## YOUR TASK:
Where a line of the listing below includes the word "Convert", reproduce that line.

## DATA SECTION:
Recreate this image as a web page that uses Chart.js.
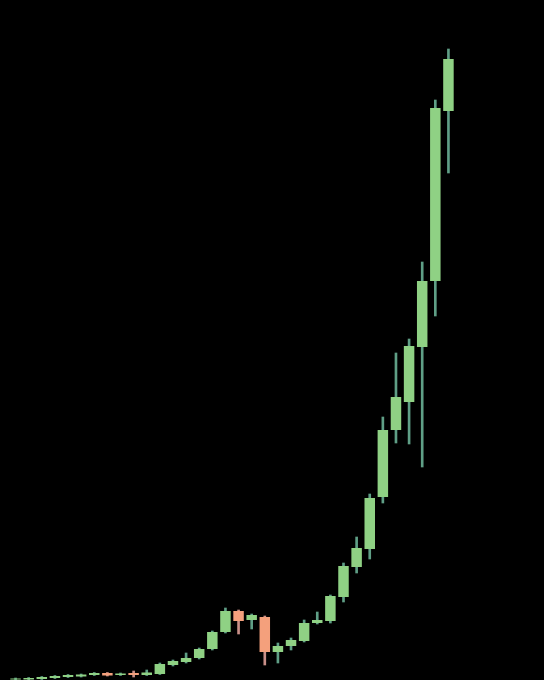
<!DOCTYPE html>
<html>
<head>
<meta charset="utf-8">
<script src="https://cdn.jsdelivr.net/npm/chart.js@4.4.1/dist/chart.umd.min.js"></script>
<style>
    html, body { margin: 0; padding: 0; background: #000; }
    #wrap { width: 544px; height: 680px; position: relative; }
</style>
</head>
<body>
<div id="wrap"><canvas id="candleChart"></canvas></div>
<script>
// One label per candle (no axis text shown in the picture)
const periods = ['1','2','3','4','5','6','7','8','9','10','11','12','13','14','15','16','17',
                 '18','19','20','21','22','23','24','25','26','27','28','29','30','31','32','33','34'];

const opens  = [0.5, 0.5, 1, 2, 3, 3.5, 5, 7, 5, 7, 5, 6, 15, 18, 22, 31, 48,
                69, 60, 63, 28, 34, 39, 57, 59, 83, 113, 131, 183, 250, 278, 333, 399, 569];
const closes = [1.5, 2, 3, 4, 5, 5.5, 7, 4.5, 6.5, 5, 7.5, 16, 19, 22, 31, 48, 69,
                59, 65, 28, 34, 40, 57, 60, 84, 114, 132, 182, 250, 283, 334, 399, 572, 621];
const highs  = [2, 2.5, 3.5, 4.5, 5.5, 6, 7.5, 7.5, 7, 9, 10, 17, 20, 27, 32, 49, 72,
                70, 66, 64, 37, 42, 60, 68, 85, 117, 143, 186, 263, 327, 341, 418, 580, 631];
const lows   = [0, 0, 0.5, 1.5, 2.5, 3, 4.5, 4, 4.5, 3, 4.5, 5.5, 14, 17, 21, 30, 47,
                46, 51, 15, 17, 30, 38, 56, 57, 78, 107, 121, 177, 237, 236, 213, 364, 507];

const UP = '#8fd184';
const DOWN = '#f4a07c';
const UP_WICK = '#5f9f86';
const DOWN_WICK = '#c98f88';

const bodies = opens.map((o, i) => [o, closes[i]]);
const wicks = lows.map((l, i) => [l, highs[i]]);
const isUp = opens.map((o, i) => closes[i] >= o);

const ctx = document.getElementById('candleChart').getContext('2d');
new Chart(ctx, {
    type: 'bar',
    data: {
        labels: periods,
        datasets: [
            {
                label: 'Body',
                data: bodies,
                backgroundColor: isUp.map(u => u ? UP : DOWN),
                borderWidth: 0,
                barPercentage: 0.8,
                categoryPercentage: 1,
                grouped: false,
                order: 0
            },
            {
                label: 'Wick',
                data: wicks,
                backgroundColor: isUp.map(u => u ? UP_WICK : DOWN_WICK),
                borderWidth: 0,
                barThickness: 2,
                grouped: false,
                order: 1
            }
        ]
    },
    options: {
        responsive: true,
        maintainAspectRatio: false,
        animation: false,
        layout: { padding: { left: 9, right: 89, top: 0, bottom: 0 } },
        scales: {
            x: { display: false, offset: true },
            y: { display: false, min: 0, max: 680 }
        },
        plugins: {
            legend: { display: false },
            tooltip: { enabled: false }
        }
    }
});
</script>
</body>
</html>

--

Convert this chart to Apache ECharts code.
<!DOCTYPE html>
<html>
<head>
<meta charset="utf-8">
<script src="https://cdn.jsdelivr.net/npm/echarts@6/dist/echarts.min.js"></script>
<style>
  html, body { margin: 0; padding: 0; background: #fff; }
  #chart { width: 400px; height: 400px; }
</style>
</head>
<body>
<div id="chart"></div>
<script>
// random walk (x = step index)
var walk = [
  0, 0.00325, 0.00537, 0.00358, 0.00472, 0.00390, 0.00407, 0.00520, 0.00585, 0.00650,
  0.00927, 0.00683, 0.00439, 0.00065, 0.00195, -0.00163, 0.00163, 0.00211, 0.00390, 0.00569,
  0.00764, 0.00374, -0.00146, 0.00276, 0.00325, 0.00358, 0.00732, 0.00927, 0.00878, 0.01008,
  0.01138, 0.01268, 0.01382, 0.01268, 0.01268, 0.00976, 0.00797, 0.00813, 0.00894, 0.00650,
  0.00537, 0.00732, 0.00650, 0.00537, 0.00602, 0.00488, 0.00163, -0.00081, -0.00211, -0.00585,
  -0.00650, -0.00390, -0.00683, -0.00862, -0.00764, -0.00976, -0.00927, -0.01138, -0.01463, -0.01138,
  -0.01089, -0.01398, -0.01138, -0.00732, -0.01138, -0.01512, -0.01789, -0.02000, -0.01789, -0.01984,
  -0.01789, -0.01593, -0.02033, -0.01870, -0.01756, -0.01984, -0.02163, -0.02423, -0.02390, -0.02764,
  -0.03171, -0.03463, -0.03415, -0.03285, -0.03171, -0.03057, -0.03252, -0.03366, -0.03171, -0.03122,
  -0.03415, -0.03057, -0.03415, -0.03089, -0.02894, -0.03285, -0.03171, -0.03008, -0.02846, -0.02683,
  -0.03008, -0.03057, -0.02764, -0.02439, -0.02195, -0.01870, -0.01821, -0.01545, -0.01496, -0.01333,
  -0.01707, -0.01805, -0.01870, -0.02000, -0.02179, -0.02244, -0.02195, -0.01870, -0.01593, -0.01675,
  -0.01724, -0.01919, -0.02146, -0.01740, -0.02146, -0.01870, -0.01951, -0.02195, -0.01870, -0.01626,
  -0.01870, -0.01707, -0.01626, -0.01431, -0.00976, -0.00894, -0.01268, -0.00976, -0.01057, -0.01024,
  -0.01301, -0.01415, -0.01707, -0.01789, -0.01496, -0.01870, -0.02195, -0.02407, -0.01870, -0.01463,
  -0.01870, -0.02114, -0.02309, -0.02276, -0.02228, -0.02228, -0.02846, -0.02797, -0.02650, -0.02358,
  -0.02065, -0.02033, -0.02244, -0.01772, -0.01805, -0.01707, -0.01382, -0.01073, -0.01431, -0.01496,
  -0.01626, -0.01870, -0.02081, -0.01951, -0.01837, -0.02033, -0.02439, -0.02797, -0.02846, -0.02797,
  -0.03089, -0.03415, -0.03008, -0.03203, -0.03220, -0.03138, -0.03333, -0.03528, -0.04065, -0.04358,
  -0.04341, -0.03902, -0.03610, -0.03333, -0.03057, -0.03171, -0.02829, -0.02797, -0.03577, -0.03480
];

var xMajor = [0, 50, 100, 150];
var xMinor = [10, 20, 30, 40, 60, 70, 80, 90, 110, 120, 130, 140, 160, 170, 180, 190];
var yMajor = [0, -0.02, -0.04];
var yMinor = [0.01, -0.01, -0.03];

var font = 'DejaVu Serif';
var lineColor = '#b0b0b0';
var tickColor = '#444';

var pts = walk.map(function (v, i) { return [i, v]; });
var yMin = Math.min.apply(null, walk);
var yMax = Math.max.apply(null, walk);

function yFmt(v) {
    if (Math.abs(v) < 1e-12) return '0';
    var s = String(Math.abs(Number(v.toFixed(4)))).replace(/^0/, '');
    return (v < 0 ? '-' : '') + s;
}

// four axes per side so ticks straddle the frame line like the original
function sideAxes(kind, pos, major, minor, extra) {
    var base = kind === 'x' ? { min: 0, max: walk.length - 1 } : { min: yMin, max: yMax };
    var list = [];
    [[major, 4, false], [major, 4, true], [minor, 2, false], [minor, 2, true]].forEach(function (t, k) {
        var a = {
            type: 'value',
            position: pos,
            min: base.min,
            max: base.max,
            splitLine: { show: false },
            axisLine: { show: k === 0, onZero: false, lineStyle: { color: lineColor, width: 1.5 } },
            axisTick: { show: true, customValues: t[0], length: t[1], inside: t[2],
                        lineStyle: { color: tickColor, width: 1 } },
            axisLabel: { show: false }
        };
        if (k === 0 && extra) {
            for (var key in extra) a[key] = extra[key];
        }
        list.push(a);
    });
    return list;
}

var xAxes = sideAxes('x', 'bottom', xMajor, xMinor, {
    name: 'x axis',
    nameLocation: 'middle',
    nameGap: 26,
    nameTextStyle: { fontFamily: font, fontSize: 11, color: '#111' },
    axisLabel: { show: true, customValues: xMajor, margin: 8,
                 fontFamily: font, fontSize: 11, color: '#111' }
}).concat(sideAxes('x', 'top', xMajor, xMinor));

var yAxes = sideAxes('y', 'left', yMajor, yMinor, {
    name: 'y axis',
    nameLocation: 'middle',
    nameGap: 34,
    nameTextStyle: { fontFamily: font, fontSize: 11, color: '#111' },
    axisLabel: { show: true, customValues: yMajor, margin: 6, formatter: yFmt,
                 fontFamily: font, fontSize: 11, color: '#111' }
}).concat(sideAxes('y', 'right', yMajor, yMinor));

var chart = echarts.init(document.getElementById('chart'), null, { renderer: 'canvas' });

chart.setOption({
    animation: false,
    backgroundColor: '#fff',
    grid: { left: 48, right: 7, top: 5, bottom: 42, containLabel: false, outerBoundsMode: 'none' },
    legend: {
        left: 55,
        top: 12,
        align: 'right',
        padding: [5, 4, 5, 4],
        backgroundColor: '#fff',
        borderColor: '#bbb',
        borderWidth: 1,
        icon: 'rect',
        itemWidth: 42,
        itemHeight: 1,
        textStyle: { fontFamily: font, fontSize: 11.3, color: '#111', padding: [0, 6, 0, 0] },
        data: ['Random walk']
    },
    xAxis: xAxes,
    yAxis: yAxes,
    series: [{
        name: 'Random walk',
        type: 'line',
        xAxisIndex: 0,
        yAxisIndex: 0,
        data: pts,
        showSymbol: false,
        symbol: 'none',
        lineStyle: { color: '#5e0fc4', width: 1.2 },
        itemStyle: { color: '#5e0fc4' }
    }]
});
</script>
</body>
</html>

--

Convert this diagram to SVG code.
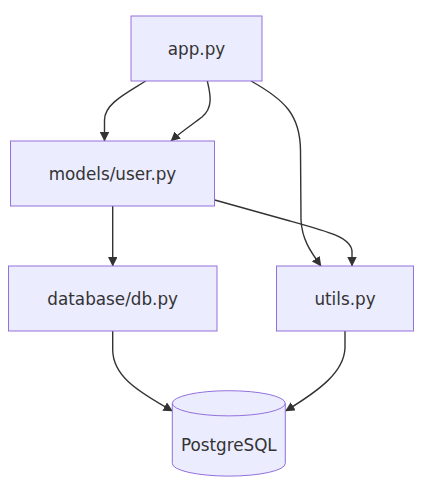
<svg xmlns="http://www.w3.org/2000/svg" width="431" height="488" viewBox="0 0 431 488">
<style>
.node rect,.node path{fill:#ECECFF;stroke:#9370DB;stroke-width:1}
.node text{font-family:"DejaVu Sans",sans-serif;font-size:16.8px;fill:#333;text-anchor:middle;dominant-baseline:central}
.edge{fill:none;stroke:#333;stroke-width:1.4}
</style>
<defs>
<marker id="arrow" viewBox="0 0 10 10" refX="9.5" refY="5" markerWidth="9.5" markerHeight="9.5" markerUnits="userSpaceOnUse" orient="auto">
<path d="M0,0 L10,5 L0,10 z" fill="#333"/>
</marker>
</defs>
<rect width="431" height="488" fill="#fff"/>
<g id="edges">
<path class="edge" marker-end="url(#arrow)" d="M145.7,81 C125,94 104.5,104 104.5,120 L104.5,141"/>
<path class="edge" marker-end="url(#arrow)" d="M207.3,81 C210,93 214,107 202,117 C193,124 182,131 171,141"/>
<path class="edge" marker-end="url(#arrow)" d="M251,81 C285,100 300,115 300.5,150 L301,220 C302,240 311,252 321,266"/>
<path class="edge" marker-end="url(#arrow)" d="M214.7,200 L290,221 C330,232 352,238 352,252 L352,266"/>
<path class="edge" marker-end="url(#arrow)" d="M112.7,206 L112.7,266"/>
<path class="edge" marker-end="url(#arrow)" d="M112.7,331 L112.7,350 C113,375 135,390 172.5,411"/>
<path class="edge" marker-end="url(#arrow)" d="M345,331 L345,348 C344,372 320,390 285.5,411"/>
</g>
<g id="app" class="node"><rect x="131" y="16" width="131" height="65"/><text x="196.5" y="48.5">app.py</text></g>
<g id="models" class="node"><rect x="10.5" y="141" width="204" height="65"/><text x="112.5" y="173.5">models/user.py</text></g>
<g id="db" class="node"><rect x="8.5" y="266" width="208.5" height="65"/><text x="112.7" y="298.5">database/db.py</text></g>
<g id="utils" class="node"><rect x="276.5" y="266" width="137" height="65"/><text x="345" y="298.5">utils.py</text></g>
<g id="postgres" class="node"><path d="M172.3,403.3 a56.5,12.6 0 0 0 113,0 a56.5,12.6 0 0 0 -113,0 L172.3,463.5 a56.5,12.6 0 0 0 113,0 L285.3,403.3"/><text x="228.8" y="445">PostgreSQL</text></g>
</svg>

## WRITTEN ANSWER:
Convert this chart to Apache ECharts code.
Convert this diagram to SVG code.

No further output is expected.